A federal appeals court is upholding the Obama administration’s accounting of the costs of greenhouse gas emissions as applied to a Department of Energy (DOE) regulation.
In a unanimous decision late Monday, the Chicago-based 7th Circuit U.S. Court of Appeals rejected an industry-backed request to overturn a 2014 rule that set energy efficiency standards for commercial refrigerators.
The DOE used the carbon cost in its cost-benefit analysis, justifying the rule in part because of the amount of climate change regulators believe it would avoid.
It’s the first time a court has considered the legality of the carbon accounting, according to the Institute for Policy Integrity at New York University, which supports the policy and filed a brief backing the DOE in the case.

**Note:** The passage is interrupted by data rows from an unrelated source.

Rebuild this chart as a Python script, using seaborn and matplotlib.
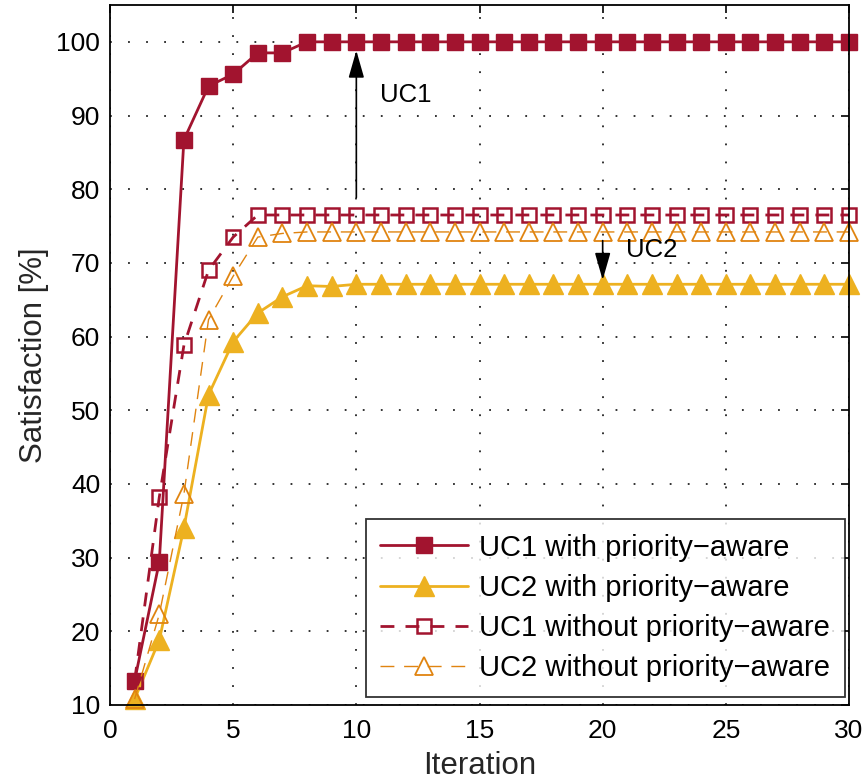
import numpy as np
import pandas as pd
import matplotlib
matplotlib.use("Agg")
import matplotlib.pyplot as plt
import seaborn as sns

iterations = list(range(1, 31))
uc1_with = [13.3, 29.4, 86.7, 94.0, 95.6, 98.5, 98.5] + [100.0] * 23
uc2_with = [10.8, 18.8, 34.0, 52.1, 59.3, 63.2, 65.4, 66.9, 66.8] + [67.1] * 21
uc1_without = [13.3, 38.2, 58.8, 69.0, 73.5] + [76.5] * 25
uc2_without = [10.8, 22.3, 38.6, 62.3, 68.2, 73.5, 74.0] + [74.2] * 23

labels = ["UC1 with priority\u2212aware", "UC2 with priority\u2212aware",
          "UC1 without priority\u2212aware", "UC2 without priority\u2212aware"]

sns.set_theme(style="white")
plt.rcParams['font.family'] = ['Liberation Sans', 'DejaVu Sans']
plt.rcParams['axes.unicode_minus'] = True

RED = "#A2142F"
YEL = "#EDB120"
ORG = "#E08410"

fig = plt.figure(figsize=(8.66, 7.84), dpi=100)
ax = fig.add_axes([110 / 866, 79 / 784, 739 / 866, 700 / 784])

df = pd.DataFrame({"Iteration": iterations, labels[0]: uc1_with, labels[1]: uc2_with,
                   labels[2]: uc1_without, labels[3]: uc2_without})

styles = [
    dict(color=RED, marker="s", markersize=11, mfc=RED, mec=RED, lw=2.0, ls="-"),
    dict(color=YEL, marker="^", markersize=14.5, mfc=YEL, mec=YEL, lw=2.0, ls="-"),
    dict(color=RED, marker="s", markersize=10, mfc="none", mec=RED, mew=1.8, lw=2.0, ls=(0, (5, 4))),
    dict(color=ORG, marker="^", markersize=13.5, mfc="none", mec=ORG, mew=1.3, lw=1.0, ls=(0, (10, 7))),
]
for i in range(4):
    st = styles[i]
    sns.lineplot(data=df, x="Iteration", y=labels[i], ax=ax, label=labels[i],
                 color=st["color"], marker=st["marker"], markersize=st["markersize"],
                 markerfacecolor=st["mfc"], markeredgecolor=st["mec"],
                 markeredgewidth=st.get("mew", 1.0), linewidth=st["lw"], linestyle=st["ls"],
                 clip_on=False)

ax.set_xlim(0, 30)
ax.set_ylim(10, 105)
ax.set_xticks([0, 5, 10, 15, 20, 25, 30])
ax.set_yticks(list(range(10, 101, 10)))
ax.tick_params(axis="both", direction="in", length=6, width=1.2, labelsize=19,
               top=True, right=True, colors="black")
ax.tick_params(axis="x", pad=10)
ax.tick_params(axis="y", pad=7)
ax.grid(True, linestyle=(0, (1, 9)), color="#222222", linewidth=1.3)
for s in ax.spines.values():
    s.set_color("black")
    s.set_linewidth(1.3)
ax.set_xlabel("Iteration", fontsize=22.5, color="#262626", labelpad=6)
ax.set_ylabel("Satisfaction [%]", fontsize=22.5, color="#262626", labelpad=5)

ax.annotate("", xy=(10, 99.2), xytext=(10, 78.5),
            arrowprops=dict(arrowstyle="-|>,head_length=1.4,head_width=0.4", color="black", lw=1.2))
ax.text(10.95, 92.8, "UC1", fontsize=18.5, va="center", color="black")
ax.annotate("", xy=(20, 67.3), xytext=(20, 73.4),
            arrowprops=dict(arrowstyle="-|>,head_length=1.4,head_width=0.4", color="black", lw=1.2))
ax.text(20.95, 71.8, "UC2", fontsize=18.5, va="center", color="black")

h, l = ax.get_legend_handles_labels()
mapping = dict(zip(l, h))
leg = ax.legend([mapping[x] for x in labels], labels, loc="lower right",
                bbox_to_anchor=(1 - 4 / 739, 8 / 700), fontsize=21,
                frameon=True, fancybox=False, edgecolor="black", handlelength=3.0,
                handletextpad=0.4, borderaxespad=0.0, labelspacing=0.42, borderpad=0.5,
                labelcolor="black")
leg.get_frame().set_linewidth(1.3)

fig.savefig("out.png", dpi=100)
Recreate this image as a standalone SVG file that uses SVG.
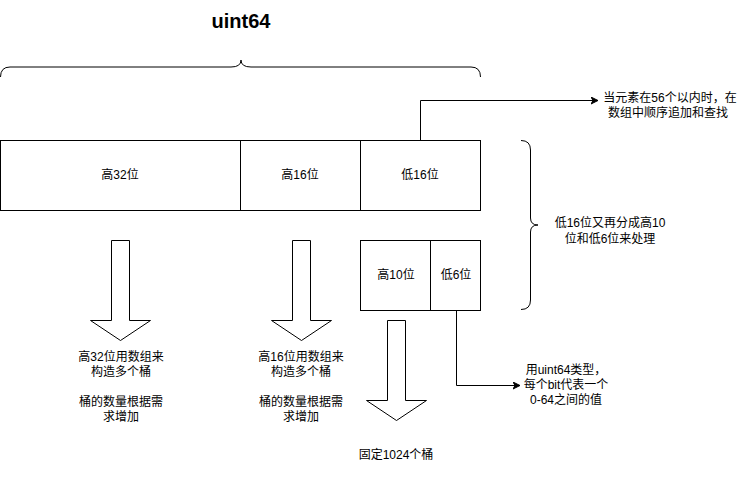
<svg xmlns="http://www.w3.org/2000/svg" width="742" height="481" viewBox="0 0 742 481">
<defs>
<style>
.b{fill:#fff;stroke:#000;stroke-width:1}
.l{fill:none;stroke:#000;stroke-width:1}
text{font-family:"Liberation Sans","Noto Sans CJK SC",sans-serif;font-size:12px;fill:#000;text-anchor:middle;dominant-baseline:central}
.t{font-size:20px;font-weight:bold}
</style>
<marker id="ah" markerWidth="8" markerHeight="8" refX="7" refY="4" orient="auto" markerUnits="userSpaceOnUse">
<path d="M0,0.5 L7,4 L0,7.5 L2,4 Z" fill="#000" stroke="#000"/>
</marker>
</defs>
<rect width="742" height="481" fill="#fff"/>
<g id="title"><text class="t" x="241" y="21">uint64</text></g>
<g id="brace-top"><path class="l" d="M0.5,77 Q0.5,67 10,67 L231,67 Q241,67 241,60 Q241,67 251,67 L471,67 Q480.5,67 480.5,77"/></g>
<g id="box-high32"><rect class="b" x="0.5" y="140.5" width="240" height="70"/><text x="120" y="175">高32位</text></g>
<g id="box-high16"><rect class="b" x="240.5" y="140.5" width="120" height="70"/><text x="300" y="175">高16位</text></g>
<g id="box-low16"><rect class="b" x="360.5" y="140.5" width="120" height="70"/><text x="420" y="175">低16位</text></g>
<g id="box-high10"><rect class="b" x="360.5" y="240.5" width="70" height="70"/><text x="396" y="275">高10位</text></g>
<g id="box-low6"><rect class="b" x="430.5" y="240.5" width="50" height="70"/><text x="456" y="275">低6位</text></g>
<g id="brace-right"><path class="l" d="M521,140.5 Q530.5,140.5 530.5,150 L530.5,218 Q530.5,225 538,225 Q530.5,225 530.5,232 L530.5,300 Q530.5,309.5 521,309.5"/>
<text x="610" y="223">低16位又再分成高10</text><text x="610" y="239">位和低6位来处理</text></g>
<g id="arrow1"><path class="b" d="M111.5,240.5 L129.5,240.5 L129.5,320.5 L150.5,320.5 L120.5,340.5 L90.5,320.5 L111.5,320.5 Z"/></g>
<g id="arrow2"><path class="b" d="M292.5,240.5 L310.5,240.5 L310.5,320.5 L331.5,320.5 L301.5,340.5 L271.5,320.5 L292.5,320.5 Z"/></g>
<g id="arrow3"><path class="b" d="M387.5,320.5 L405.5,320.5 L405.5,400.5 L426.5,400.5 L396.5,420.5 L366.5,400.5 L387.5,400.5 Z"/></g>
<g id="label1"><text x="121" y="357">高32位用数组来</text><text x="121" y="372">构造多个桶</text><text x="121" y="402">桶的数量根据需</text><text x="121" y="417">求增加</text></g>
<g id="label2"><text x="301" y="357">高16位用数组来</text><text x="301" y="372">构造多个桶</text><text x="301" y="402">桶的数量根据需</text><text x="301" y="417">求增加</text></g>
<g id="label3"><text x="396" y="455">固定1024个桶</text></g>
<g id="label-top"><text x="670" y="98">当元素在56个以内时，在</text><text x="668" y="113">数组中顺序追加和查找</text></g>
<g id="label-bit"><text x="566" y="370">用uint64类型，</text><text x="566" y="385">每个bit代表一个</text><text x="566" y="400">0-64之间的值</text></g>
<g id="connectors">
<path class="l" d="M420.5,140 L420.5,100.5 L598,100.5" marker-end="url(#ah)"/>
<path class="l" d="M456.5,310 L456.5,385.5 L520,385.5" marker-end="url(#ah)"/>
</g>
</svg>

Congressional Republicans, business interests and energy companies have criticized the accounting as bad math and improper forecasts.
The court said the carbon cost is entirely within the DOE’s discretion to use.
“To determine whether an energy conservation measure is appropriate under a cost‐benefit analysis, the expected reduction in environmental costs needs to be taken into account,” the judges wrote. “We have no doubt that Congress intended that DOE have the authority under the [Energy Policy and Conservation Act] to consider the reduction in SCC.”
They went on the say that the industry challengers were incorrect in stating that the carbon cost is “irredeemably flawed,” concluding instead that “DOE’s determination of SCC was neither arbitrary nor capricious.”
The Institute for Policy Integrity said the ruling is significant for including climate change in cost-benefit analyses.
“This ruling provides significant support for the social cost of carbon as a regulatory policy tool,” Denise Grab, a senior attorney with the institute, said in a statement.
“The judges rejected a host of arguments that are often used to challenge rules that reduce emissions. As a result of this ruling, other federal agencies will likely be more confident in using the social cost of carbon going forward.”
The Air-Conditioning, Heating and Refrigeration Institute, which led the industry litigation, said it was “disappointed” with the ruling.